PROBLEM DETAILS: Count how many lines mention the word "this". Write that number alone.

MATERIAL:
══════════════════════════════

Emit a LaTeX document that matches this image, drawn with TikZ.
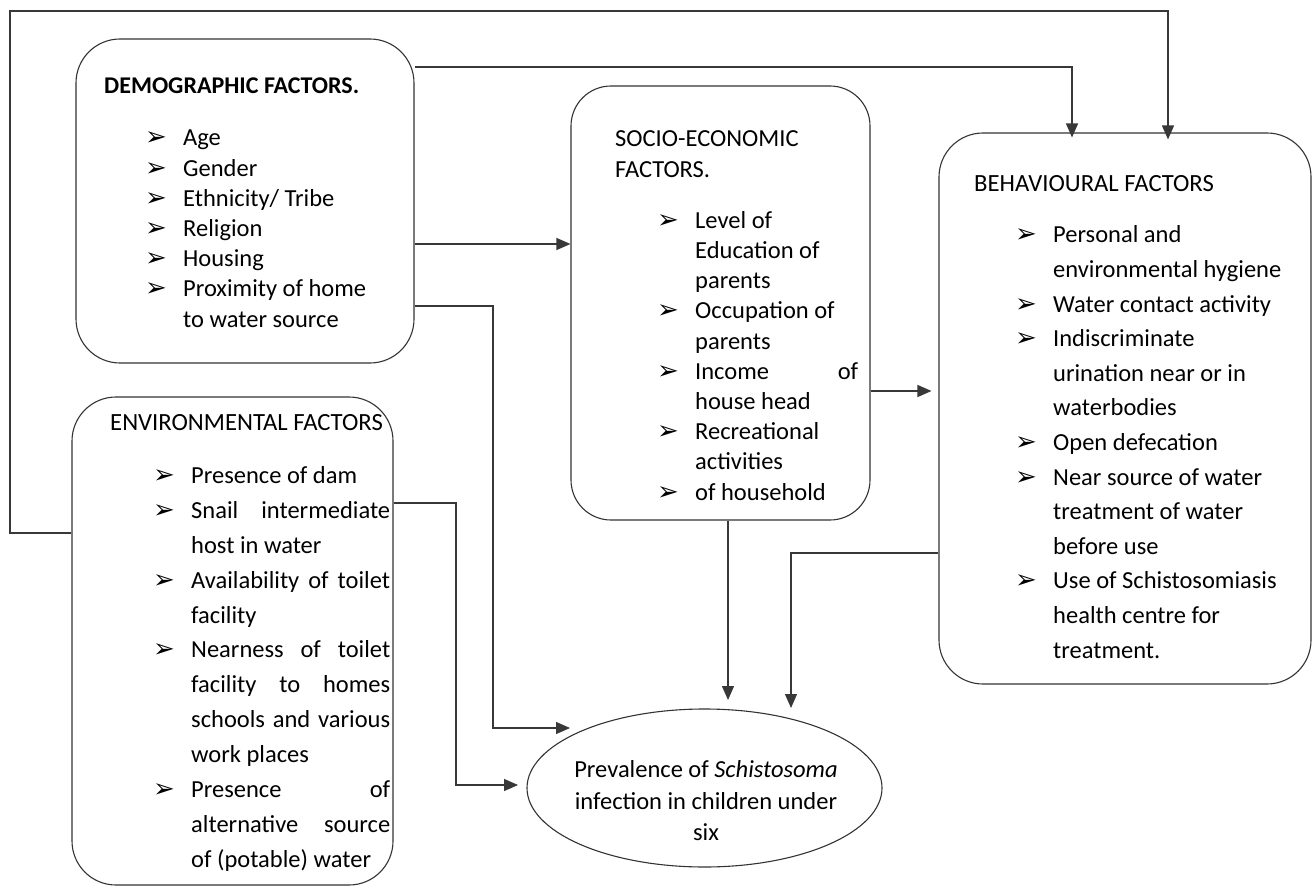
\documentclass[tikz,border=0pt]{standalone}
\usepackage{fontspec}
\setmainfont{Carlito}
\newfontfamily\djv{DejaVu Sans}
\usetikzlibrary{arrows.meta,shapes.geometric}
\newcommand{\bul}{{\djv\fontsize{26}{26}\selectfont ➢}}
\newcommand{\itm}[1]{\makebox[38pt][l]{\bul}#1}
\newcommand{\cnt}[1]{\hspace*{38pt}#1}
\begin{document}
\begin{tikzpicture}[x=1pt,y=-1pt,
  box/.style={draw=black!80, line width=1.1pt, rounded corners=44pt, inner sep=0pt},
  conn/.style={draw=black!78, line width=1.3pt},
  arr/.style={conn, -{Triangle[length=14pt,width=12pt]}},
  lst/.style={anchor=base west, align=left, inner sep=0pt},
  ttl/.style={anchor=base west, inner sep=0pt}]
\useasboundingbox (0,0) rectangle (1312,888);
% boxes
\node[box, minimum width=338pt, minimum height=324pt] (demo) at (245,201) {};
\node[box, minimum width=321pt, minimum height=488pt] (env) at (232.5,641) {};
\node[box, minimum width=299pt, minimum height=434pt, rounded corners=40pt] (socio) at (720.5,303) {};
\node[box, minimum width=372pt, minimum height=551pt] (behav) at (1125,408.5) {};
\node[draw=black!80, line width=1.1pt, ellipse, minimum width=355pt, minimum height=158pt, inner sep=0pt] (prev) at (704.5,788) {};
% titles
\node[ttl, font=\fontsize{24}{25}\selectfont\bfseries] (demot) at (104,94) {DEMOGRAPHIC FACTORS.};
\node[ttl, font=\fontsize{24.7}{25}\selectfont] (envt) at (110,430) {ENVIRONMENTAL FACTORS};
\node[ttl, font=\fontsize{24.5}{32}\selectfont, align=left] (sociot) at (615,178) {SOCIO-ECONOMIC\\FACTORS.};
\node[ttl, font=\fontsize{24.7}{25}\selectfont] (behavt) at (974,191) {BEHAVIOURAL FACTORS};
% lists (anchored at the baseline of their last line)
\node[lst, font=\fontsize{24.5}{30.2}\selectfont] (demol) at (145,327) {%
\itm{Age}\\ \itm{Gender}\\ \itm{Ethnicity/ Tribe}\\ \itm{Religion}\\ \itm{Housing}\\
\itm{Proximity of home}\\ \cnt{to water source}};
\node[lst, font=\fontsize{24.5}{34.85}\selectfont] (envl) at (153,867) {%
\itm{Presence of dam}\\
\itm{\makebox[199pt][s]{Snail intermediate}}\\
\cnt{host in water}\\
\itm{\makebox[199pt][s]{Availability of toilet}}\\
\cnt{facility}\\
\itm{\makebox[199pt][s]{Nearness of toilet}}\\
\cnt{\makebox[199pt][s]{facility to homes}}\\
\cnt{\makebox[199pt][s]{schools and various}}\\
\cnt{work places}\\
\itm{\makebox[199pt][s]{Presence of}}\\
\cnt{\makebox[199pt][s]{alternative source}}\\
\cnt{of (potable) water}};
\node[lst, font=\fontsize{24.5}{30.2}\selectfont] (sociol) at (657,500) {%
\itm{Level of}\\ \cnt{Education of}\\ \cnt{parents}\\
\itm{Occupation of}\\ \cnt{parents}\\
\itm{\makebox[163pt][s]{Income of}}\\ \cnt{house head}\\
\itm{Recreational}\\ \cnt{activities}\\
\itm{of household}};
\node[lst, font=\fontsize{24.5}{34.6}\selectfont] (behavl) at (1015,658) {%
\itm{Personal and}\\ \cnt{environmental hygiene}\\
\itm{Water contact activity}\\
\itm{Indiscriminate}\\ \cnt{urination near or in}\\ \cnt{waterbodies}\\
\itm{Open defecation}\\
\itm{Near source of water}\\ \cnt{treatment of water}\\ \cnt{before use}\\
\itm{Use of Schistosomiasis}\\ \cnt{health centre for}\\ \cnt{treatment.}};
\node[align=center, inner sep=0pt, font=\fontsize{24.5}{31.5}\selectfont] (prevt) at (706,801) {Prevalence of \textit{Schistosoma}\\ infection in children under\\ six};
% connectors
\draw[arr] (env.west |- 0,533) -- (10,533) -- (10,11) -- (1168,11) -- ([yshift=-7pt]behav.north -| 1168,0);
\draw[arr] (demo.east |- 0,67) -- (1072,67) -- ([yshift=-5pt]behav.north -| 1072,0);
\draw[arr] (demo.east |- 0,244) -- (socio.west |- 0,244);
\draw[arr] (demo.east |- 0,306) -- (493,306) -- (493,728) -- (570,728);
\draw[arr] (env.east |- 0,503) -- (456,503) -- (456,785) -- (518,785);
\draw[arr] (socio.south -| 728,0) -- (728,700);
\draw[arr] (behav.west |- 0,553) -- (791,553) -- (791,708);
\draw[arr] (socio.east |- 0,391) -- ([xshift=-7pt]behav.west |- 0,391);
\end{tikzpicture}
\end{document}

══════════════════════════════

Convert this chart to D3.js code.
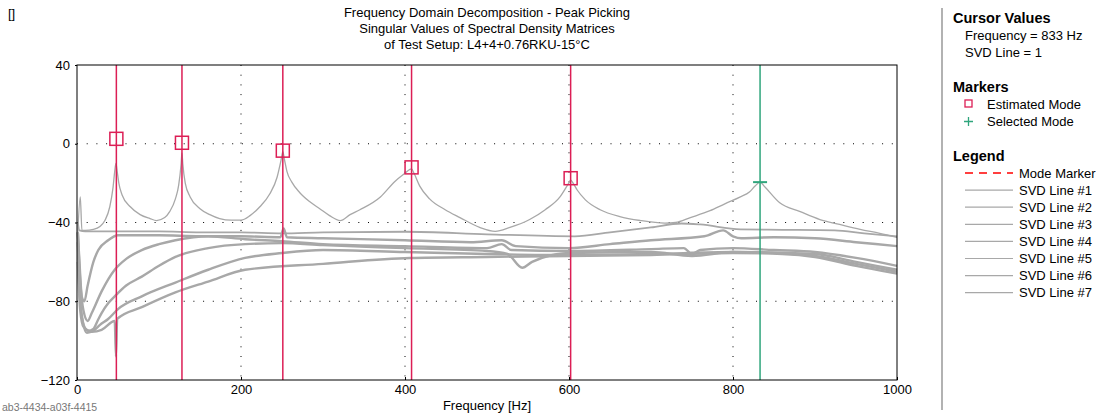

══════════════════════════════

IN RESPONSE: 2